DATA EXCERPT
* BEGIN *

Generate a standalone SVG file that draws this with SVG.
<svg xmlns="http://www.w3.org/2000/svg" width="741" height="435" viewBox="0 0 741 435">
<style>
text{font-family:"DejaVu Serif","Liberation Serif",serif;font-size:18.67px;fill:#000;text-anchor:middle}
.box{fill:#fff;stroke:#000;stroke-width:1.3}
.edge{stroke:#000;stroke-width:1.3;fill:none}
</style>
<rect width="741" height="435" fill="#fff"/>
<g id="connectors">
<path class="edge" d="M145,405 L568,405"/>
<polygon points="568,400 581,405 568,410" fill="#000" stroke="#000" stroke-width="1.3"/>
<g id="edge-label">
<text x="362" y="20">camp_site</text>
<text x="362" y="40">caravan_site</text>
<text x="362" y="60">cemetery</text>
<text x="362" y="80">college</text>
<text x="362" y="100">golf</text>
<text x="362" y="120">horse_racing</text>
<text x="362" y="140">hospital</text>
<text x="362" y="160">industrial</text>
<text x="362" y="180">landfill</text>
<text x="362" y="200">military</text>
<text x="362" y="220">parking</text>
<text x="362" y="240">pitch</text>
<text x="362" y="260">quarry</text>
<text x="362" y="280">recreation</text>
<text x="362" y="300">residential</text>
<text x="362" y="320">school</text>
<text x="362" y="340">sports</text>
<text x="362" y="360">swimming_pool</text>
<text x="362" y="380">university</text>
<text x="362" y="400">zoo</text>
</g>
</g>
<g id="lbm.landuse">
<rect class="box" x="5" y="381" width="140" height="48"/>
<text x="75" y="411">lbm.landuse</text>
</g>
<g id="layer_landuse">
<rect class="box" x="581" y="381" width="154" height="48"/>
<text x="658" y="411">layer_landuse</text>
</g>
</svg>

* END *

WHAT IS ASKED
Write each line above out exactly.

EXPECTED OUTPUT
Generate a standalone SVG file that draws this with SVG.
<svg xmlns="http://www.w3.org/2000/svg" width="741" height="435" viewBox="0 0 741 435">
<style>
text{font-family:"DejaVu Serif","Liberation Serif",serif;font-size:18.67px;fill:#000;text-anchor:middle}
.box{fill:#fff;stroke:#000;stroke-width:1.3}
.edge{stroke:#000;stroke-width:1.3;fill:none}
</style>
<rect width="741" height="435" fill="#fff"/>
<g id="connectors">
<path class="edge" d="M145,405 L568,405"/>
<polygon points="568,400 581,405 568,410" fill="#000" stroke="#000" stroke-width="1.3"/>
<g id="edge-label">
<text x="362" y="20">camp_site</text>
<text x="362" y="40">caravan_site</text>
<text x="362" y="60">cemetery</text>
<text x="362" y="80">college</text>
<text x="362" y="100">golf</text>
<text x="362" y="120">horse_racing</text>
<text x="362" y="140">hospital</text>
<text x="362" y="160">industrial</text>
<text x="362" y="180">landfill</text>
<text x="362" y="200">military</text>
<text x="362" y="220">parking</text>
<text x="362" y="240">pitch</text>
<text x="362" y="260">quarry</text>
<text x="362" y="280">recreation</text>
<text x="362" y="300">residential</text>
<text x="362" y="320">school</text>
<text x="362" y="340">sports</text>
<text x="362" y="360">swimming_pool</text>
<text x="362" y="380">university</text>
<text x="362" y="400">zoo</text>
</g>
</g>
<g id="lbm.landuse">
<rect class="box" x="5" y="381" width="140" height="48"/>
<text x="75" y="411">lbm.landuse</text>
</g>
<g id="layer_landuse">
<rect class="box" x="581" y="381" width="154" height="48"/>
<text x="658" y="411">layer_landuse</text>
</g>
</svg>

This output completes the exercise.